Collect the lines of the entries where "Apache" shows up.

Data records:
- - - -
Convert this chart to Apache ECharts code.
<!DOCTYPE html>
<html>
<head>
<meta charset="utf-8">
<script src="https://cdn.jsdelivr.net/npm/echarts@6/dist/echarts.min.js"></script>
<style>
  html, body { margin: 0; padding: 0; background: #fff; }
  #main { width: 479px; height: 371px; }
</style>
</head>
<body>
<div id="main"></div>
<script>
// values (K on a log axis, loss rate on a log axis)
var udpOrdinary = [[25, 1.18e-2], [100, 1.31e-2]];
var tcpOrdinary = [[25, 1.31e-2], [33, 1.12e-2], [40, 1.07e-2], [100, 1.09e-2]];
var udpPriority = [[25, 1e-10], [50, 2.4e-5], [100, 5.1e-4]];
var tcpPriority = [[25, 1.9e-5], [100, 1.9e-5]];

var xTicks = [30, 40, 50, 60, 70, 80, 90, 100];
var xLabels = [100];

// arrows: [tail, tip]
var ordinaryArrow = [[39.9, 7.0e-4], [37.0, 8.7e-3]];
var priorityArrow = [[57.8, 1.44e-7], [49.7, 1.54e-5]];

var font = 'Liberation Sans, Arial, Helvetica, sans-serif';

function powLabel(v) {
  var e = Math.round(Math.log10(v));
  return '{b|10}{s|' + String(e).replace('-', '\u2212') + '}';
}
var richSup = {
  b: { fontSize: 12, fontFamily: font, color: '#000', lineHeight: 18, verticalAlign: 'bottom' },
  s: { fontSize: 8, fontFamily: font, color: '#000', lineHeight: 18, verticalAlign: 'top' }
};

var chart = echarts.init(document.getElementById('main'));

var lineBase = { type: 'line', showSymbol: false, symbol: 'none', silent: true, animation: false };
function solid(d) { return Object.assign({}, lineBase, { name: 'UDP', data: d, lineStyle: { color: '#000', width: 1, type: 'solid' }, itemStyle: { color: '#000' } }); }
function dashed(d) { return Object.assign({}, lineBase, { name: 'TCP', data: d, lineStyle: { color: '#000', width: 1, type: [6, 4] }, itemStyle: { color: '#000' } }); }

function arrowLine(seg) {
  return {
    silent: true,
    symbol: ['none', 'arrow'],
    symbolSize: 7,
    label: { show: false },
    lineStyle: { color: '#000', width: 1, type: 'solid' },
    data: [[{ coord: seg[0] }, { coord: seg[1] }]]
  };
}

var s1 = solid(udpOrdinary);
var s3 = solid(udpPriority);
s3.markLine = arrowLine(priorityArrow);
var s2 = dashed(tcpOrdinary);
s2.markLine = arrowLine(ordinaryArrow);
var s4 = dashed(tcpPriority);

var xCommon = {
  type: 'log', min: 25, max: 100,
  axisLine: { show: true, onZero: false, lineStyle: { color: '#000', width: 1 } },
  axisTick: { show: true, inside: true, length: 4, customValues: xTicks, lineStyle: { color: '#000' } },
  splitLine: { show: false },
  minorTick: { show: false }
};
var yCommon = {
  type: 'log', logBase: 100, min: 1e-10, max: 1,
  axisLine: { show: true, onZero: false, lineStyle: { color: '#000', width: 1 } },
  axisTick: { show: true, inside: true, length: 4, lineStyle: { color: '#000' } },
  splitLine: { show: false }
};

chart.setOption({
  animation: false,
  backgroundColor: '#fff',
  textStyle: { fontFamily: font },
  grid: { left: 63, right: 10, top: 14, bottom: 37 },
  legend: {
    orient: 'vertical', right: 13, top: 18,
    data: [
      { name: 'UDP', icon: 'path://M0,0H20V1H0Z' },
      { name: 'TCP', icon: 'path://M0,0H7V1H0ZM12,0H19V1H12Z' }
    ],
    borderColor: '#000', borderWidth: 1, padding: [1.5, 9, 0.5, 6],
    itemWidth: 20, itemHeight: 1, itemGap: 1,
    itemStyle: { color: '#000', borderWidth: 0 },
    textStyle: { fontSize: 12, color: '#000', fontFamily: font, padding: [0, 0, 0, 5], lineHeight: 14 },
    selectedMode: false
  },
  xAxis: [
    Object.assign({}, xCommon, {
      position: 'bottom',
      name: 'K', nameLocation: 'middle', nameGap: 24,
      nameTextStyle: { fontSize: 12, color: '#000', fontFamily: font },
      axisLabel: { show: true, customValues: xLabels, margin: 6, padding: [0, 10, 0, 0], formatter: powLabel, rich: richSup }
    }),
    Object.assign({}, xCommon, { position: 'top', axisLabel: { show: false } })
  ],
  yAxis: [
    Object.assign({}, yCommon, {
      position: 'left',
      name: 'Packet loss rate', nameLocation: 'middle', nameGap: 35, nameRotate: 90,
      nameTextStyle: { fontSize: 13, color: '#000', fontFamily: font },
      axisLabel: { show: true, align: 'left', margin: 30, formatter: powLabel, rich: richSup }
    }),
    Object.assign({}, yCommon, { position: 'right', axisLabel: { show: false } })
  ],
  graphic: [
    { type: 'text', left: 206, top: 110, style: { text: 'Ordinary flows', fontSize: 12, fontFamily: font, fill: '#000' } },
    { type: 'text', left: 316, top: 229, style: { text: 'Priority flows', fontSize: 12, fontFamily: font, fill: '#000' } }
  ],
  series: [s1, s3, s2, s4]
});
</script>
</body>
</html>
- - - -
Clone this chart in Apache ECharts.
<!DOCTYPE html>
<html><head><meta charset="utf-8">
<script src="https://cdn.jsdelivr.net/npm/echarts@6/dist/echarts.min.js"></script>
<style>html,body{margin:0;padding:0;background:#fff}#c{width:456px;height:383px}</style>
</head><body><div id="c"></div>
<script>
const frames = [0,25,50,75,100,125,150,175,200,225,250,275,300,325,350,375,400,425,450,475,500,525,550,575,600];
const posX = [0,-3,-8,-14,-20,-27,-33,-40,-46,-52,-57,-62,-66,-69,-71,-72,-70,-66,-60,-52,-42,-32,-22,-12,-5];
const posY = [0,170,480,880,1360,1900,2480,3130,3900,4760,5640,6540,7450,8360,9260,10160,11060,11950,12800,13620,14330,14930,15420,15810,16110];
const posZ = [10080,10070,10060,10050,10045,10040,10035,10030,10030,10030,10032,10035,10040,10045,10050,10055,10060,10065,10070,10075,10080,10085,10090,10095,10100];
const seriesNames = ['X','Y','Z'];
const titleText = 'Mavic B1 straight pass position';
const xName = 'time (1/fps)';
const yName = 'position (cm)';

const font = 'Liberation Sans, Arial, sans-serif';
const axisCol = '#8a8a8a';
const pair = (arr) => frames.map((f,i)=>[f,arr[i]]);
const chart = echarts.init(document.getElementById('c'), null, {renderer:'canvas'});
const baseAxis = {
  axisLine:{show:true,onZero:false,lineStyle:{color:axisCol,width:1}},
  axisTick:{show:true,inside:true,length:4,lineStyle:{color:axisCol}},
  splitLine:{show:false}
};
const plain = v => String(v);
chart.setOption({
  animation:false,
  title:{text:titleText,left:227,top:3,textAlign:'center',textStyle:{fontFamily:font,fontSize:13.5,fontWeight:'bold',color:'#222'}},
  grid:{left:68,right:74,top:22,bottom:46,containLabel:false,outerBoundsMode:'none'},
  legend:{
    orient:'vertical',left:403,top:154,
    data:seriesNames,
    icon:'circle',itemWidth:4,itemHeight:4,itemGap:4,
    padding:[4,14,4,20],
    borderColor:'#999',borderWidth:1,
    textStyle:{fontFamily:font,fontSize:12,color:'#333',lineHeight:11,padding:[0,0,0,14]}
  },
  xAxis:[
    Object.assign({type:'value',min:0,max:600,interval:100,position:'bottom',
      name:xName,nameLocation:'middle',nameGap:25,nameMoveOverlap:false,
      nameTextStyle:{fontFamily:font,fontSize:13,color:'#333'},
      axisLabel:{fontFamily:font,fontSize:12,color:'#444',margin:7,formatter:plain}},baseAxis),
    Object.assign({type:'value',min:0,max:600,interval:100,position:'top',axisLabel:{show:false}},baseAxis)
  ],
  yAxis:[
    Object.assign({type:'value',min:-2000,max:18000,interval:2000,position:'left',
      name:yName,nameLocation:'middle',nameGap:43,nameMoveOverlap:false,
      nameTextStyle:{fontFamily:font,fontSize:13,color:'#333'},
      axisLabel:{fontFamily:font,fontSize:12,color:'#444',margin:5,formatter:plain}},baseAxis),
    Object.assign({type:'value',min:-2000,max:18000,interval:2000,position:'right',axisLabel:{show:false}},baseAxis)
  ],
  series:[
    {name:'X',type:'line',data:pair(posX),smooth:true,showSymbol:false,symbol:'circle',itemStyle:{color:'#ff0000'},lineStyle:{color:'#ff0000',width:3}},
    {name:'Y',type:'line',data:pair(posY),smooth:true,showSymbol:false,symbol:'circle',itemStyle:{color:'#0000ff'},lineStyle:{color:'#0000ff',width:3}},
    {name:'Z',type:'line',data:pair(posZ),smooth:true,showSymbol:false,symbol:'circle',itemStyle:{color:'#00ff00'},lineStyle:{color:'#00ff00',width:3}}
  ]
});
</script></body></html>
- - - -
> **TASK RESULT**:
Convert this chart to Apache ECharts code.
Clone this chart in Apache ECharts.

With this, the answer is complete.